Well, then I guess I owe "W" a big goddamn thank you. I hadn't realized that Iraq was such a threat to my ability to sip Lemon Zinger and listen to Leonard Cohen.

Collateral damage.

I think this freedom has become a liability.

"America when will we end the human war? / Go fuck yourself with your atom bomb." (--"America" by Allen Ginsberg)

St. Francis in Belfast

We float through second day fog, through the holy music of helicopter blades.

"Someone must be moving arms," St. Francis says, "The lacerations have healed, but there are battle scars."

He leads us into the candle lit trench. We watch arms moving, palms penitent in prayer.

For saints have hands that pilgrims' hands do touch. And palm to palm is a holy palmer's kiss.

"I have made peace with Muslims," he says, "I have made peace with Muslims, and yet I couldn't stop Belfast from turning on itself."

St. Francis settles behind us as we sink into the wooden pew. In the golden light, people come and go. We begin to cry.

And So It Goes.

At 4:22 am, the world is well asleep, and I have watched nearly every light turn out in the city. As each becomes extinct, I wonder about the points of light on which human interaction hinge. Turns of phrase, intonation, diction. A whispered word into cartilage that unfurls a velvet lobe. I think of William Carlos Williams' poem "The Red Wheelbarrow" and the line "so much depends upon” and I wonder what determines dependence.

Everything is a deal. We are all ambassadors carrying suitcases. I bring nothing but insomnia, a dry mouth. Clean fingernails and red-painted toenails. I am alone. I am silent. And as I am, the house, too, is silent. This is the deal we have made.

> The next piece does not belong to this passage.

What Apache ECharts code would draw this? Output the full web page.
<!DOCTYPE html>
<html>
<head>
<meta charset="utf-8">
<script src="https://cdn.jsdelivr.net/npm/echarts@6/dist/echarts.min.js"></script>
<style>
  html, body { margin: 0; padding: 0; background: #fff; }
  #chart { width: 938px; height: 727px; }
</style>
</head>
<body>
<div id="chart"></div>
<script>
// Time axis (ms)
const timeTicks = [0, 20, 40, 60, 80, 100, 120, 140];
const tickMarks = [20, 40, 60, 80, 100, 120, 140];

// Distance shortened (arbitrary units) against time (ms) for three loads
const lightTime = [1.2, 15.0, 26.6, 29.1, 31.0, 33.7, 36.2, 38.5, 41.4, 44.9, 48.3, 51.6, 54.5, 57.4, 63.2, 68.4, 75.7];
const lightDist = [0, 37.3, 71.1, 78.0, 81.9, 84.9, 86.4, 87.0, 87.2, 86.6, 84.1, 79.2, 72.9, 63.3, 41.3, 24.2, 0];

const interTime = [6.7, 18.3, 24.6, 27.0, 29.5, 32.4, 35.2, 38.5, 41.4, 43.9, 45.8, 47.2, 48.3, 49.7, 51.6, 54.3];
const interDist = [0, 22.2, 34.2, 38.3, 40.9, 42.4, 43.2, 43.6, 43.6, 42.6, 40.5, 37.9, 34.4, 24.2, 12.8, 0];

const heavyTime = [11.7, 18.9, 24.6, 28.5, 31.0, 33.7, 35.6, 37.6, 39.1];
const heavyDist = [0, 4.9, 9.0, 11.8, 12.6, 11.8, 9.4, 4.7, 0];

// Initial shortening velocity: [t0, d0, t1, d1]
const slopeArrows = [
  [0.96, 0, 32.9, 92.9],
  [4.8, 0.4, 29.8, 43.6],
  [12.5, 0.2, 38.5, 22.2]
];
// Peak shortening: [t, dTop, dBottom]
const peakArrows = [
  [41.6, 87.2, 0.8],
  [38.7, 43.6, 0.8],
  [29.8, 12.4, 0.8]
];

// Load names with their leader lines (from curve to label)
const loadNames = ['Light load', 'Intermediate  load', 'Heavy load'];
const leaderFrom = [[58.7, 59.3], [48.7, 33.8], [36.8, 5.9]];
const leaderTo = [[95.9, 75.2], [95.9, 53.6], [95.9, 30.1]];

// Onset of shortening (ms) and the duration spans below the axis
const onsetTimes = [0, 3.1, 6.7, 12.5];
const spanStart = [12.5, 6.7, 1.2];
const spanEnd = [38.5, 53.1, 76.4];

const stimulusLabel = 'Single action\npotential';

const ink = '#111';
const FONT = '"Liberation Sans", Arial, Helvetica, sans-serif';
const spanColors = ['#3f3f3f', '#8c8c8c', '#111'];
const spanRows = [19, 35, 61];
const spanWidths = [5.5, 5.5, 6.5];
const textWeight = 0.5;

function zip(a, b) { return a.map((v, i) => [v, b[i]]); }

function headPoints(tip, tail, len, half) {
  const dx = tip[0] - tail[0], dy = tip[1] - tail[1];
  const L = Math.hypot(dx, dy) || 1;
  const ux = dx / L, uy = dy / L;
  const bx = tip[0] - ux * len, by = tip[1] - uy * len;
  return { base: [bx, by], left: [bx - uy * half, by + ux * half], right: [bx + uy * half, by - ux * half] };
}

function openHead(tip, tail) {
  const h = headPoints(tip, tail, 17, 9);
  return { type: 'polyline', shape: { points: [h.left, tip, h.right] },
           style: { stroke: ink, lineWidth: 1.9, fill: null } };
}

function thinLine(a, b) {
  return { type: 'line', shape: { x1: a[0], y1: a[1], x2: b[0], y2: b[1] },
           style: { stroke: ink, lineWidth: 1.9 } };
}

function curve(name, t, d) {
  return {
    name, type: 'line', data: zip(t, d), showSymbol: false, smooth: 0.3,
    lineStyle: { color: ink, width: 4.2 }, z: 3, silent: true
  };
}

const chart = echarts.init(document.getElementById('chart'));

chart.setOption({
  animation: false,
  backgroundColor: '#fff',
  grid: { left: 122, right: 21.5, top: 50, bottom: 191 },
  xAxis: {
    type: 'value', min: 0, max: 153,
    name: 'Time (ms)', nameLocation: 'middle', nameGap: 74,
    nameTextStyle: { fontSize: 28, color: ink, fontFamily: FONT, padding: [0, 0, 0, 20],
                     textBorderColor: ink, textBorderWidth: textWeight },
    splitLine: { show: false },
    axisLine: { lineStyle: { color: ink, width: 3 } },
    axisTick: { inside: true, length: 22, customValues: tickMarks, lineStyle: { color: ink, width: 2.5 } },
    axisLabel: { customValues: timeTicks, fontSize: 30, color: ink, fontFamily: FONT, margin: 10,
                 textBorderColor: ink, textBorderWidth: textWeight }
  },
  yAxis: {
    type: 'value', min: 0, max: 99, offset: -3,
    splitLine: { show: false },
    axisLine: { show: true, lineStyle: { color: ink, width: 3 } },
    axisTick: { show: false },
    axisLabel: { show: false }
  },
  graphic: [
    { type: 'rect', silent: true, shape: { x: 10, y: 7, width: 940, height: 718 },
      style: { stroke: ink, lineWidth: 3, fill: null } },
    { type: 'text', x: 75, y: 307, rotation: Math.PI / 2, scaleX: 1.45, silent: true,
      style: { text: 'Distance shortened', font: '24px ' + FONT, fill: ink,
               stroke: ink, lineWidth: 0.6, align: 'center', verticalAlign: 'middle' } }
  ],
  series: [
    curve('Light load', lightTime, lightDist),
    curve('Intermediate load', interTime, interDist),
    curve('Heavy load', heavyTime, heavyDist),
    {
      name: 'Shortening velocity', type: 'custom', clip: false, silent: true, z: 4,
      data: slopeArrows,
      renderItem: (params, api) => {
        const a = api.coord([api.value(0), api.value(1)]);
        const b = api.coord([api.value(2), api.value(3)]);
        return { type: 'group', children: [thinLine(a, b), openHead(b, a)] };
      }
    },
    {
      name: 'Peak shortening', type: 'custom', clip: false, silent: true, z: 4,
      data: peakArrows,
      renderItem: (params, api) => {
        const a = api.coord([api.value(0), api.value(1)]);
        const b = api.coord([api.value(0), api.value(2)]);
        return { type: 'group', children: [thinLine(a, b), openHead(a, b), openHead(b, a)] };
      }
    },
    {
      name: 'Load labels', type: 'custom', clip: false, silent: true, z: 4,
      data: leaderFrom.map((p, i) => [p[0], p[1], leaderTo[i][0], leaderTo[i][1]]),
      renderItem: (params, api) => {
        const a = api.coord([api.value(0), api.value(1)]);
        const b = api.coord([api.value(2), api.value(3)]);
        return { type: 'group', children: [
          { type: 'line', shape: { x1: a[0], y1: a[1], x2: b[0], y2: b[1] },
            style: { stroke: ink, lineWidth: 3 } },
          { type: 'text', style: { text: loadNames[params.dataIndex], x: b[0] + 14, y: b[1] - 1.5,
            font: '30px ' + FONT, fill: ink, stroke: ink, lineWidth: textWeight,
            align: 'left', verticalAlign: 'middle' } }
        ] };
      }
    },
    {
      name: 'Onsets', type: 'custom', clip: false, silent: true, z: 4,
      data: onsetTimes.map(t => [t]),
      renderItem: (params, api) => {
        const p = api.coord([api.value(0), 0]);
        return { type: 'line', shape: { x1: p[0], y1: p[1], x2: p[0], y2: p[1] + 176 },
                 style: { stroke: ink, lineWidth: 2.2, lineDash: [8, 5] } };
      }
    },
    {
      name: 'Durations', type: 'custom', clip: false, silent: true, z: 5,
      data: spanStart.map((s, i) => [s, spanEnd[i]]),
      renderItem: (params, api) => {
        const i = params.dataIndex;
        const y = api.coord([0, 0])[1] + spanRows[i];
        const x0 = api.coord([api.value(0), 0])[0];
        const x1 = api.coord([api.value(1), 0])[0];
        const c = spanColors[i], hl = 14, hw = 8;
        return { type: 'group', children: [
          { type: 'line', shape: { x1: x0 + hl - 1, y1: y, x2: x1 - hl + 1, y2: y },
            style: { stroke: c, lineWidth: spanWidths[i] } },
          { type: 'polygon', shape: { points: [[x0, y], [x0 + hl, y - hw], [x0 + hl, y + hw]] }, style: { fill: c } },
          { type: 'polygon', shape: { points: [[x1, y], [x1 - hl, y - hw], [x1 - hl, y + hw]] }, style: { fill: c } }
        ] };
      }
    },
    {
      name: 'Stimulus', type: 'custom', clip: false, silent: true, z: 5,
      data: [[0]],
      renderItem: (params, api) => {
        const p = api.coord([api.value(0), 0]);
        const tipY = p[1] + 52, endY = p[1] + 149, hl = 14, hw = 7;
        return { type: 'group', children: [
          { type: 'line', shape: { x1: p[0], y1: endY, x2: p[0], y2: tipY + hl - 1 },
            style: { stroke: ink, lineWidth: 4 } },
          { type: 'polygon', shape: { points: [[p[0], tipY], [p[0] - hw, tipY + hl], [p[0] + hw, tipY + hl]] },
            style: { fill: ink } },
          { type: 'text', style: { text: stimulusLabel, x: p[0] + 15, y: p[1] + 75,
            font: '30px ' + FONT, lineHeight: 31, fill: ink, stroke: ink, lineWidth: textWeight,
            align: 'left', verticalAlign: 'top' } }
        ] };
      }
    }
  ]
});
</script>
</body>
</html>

And so in this house, whose silence is signed, dated, the world is beginning to feel impossible. For how can I possibly navigate it when so much depends on variables whose identities invariably lie in eyes of the beholder?

As light after light turns out across the city, people in their apartments or their houses pad softly wearing bathrobes and socks from kitchens to bathrooms to bedrooms where they sleep alone or next to someone else. And for those who sleep next to someone, deals are made as breathing becomes measured duet. Alone, moving from darkness into light, I break the deal with my house and turn on some music because so much depends on words, on sound, on a melodic distraction to pull me from the tangle of my thoughts, which race faster as the break of day nears.

Context and Relevance

The more I contextualize myself, the more irrelevant I feel. Perhaps I’ve made the mistake of reading too many contemporary short stories in internet journals lately—the forum in which I’ve been attempting to sound my voice. Loretta Lynn, along with other artists, writers, and musicians, shied away from listening to music by her contemporaries because she didn’t want to be influenced by them. But I wonder if being influenced is the true risk or if the true risk is contextualizing oneself into seeming irrelevance. Because I think I could. And then, egoless, how could I continue?

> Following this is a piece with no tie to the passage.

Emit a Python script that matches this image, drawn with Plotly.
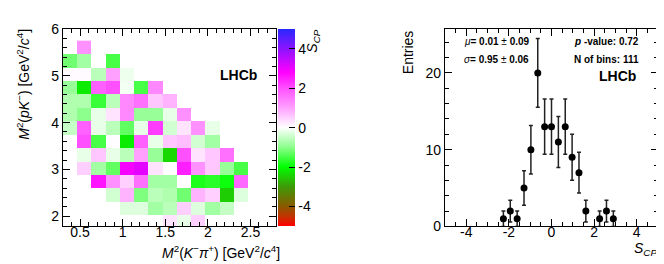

I heard on the radio once that people in the 18-24 age group (or thereabouts) generally have the strongest desire to leave their mark on the world. This is why young people—especially the disadvantaged—are often seduced by terrorist groups. It could also be why young people might join the military or the Peace Corps or try to become artists or writers. They turn to terror or service or creation to say simply: “I exist.” But I can’t think of that; I can only wonder at point that desire subsides. When does one accept her condition—her place in the universal problem of life, which is that humans are all just small, brief lives?

I talked with a dear friend who recently lost her husband. She started to cry because something happened and she thought, “I have to tell ___ that when I get home.” Her next thought was the reality of his death. I hugged her as she wept; I asked her if she tried writing him a letter. She said, “I talk to him every night.” It led me to wonder if perhaps our real relevance is in the context of those we love, the world we influence composed of little more than that, which is both infinitely more frightening and more reassuring.